“Our attitudes control our lives.”
Tom Blandi, author
That’s quite a statement … that “our attitudes CONTROL our lives.” But I think Blandi is right. As he goes on to say, “Attitudes are a secret power working 24 hours a day for good or bad.” That being the case, “It is of paramount importance that we know how to harness and control this great force.”
I agree. For any degree of happiness or success … on or off the job … you’ve got to “harness and control” your attitudes. And I’ve found several ways to do exactly that. Here are a few.
=> 1. Start your day in peace.
Start your day a little bit earlier and a bit less rushed. After all, you tend to condition your outlook for the day by the way you start your day. If you get out of bed late, chow down some fast food, and rush to work, hoping you won’t be late, you’ll probably feel “off balance” and “under the gun” all day long. And that’s a far cry from being cheerful, optimistic, and enthusiastic.
Instead, get up a little bit earlier in the morning. Take time to get cleaned up, enjoy some nutritious food, and have twenty minutes of quiet time to read something inspirational. As you prepare your body, mind, and spirit for the upcoming day, you are also conditioning your attitude for the day.
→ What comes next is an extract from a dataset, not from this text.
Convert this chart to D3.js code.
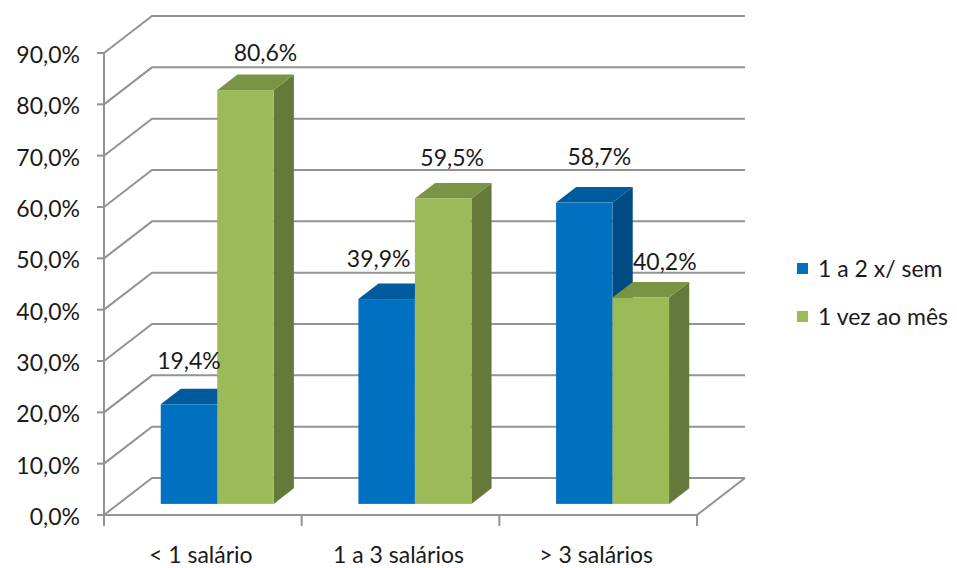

Heck, you might even read my book “PIVOT: How One Turn In Attitude Can Lead To Success” in your quiet time. That’s what Eleanor Bloxham, CEO of The Value Alliance and Corporate Government Alliance, did. Afterwards, she wrote, saying “PIVOT is a book that literally changes lives … your own life and those of others. Taking the letters from your PIVOT title, I have to say this book expands your potential for a Purposeful, Innovative, Valuable, Optimistic, and Terrific life!”
=> 2. Look for the positives.
Start looking for all the good and beautiful around you … each and everyday. There’s lots and lots of it.
And don’t worry about taking this too far … about getting too naive, innocent, or Pollyannish as a result. The news media does its best to report all the negative everyday and make sure that never happens to you.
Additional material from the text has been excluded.